Disclaimer: While I'd consider myself very strong with NFL and MLB uniforms, objectively, I'd consider my fluency in NHL sweaters as "I'm interested in them." If any of the below is incorrect, PLEASE correct me in the comments or Twitter (@dancfuller).
Watching all of the breathless speculation (some contributed by myself, of course) about the Flyers Winter Classic uniforms has been incredibly interesting. Because the Flyers don't have a varied uniform history (check out this picture of every jersey they've worn from inception to 2007), the designers are essentially making something up utilizing those same design cues, but which looks plausibly old.
pic via Frank Seravalli
Sure, the Flyers didn't exist in the 1940s, but design the uniforms well enough, and people will believe they did. This also creates an issue in tracking down the veracity of leaks, fakes, and fan renderings, because it's not like there's an actual "old" reference design to keep everyone straight. Pumpkin vs. Stripezilla made sense since it linked the Flyers with an actual historical team with ties to Philadelphia.
So, here we are with what is really the Flyers' Winter Classic jersey. A closer look is after the jump.
Does it look old?
Yep, gimmicky* features, like a drawstring neck, off-white fabric (I guess textile bleaching didn't exist in the Olde Times?), and choosing two dark colors instead of one light and one dark for the main features (see below) give it a vintage feel, while the delightfully tacky captain's patch consisting of a "C" inside a keystone seems like something from the good olde days.
*I know a lot of the readers were hoping they'd add a drawstring to the previous (fake) design, so I'm not evaluating the drawstring as a negative feature, just one that's obviously there to impart an old feeling to the jersey, even though it's unnecessary, a gimmick which now is an aesthetic statement instead of a functional one. As much as we're talking "uniforms" here, this is just as much related to marketing and branding as anything, and aesthetics are just as important. Again, the goal for these made-up jerseys is that they feel old.
The Flyers play it safe with their branding. Does it "say" Flyers?

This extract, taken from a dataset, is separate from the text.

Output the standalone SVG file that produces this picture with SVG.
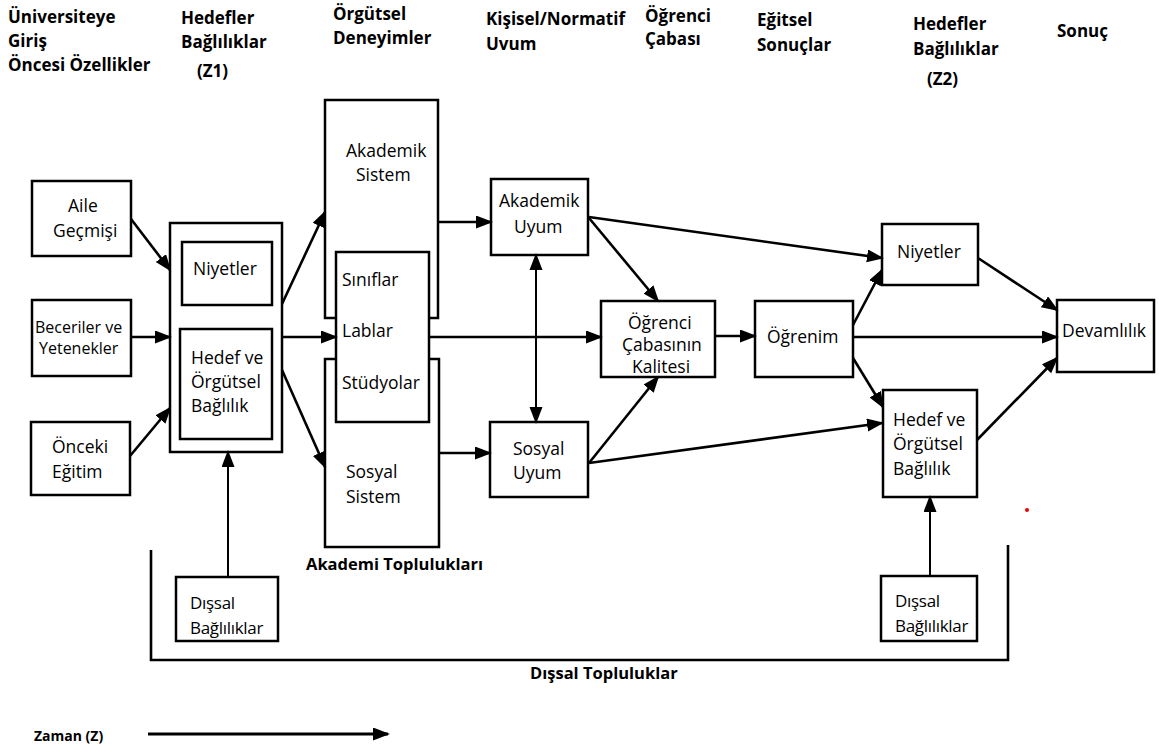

Absolutely. They're not rocking any boats with this design, and that's perfect. Orange is the primary color, with black and white (well, off-white) as accents.
Does it look good?
Yes, but it could've looked better. I wouldn't fault anyone for buying one (or putting one on a Christmas list), but the more I look, the more I'm bothered by two features, both related by color selection, not geometry. 1) The black yoke (shoulder) is too dark and doesn't contrast sufficiently with the orange body of the jersey. Look through the Flyers uniform history when they used a yoke on an orange jersey, and you'll see they always picked white, and for good reason. The white is a nice, clean break from the orange. 2) The black numbers on the back are another bad decision. Again, look through the uniform history. It's only the often (and rightly) forgotten 3rd jersey from 2002–2007 which also made this mistake. Sure, it's effectively a small detail, but realistically, there's 40 years of successful graphic design they're ignoring in order to separate this jersey from every other orange jersey they've used.
[Cynic Alert] This isn't about historical accuracy, but that they're throwing away proven design concepts, whether sports-related or not, (specifically that black isn't a suitable color for contrasting features on a predominantly orange base), because they need to make a product that doesn't look too much like the existing orange jersey which most of the target market already owns.
Swapping (off-)white for black on the yoke and numbers would "fix" this jersey.
OK, any nitpicky details which neither help nor harm the uniform?
My "design symmetry" radar is blaring at me due to the sleeve stripes being white-black-white Northwestern stripes, but the beltline striping being just black and white, with the white being much thicker. It actually looks better as-designed (as opposed to appeasing crazies like me) than if they tried to squeeze three stripes on the beltline, just that it doesn't match.
Also, speaking of the beltline striping, no previous design ever used more than a single stripe…except that forgotten 2002–07 third jersey which used an unequal thickness grey-white-black triple stripe. Either an odd source of inspiration for whomever designed these Winter Classic Jerseys or a really odd coincidence that two of the lesser features of rightfully dead third jersey made it onto the final product of the most anticipated Flyers jersey since the introduction of the black jerseys in 1997.
Really? You like them? After all of that?
Yep. Aside from the orange and black mix-up, they're both different enough and similar enough to look exactly like we fans think of what the Flyers would have worn in that unspecified decade we sports fans think of as "the good old days," when decades of design language condense into a general feeling of "old." Designing that is easier said than done. And, also, they're not the Islanders newly unveiled third jerseys.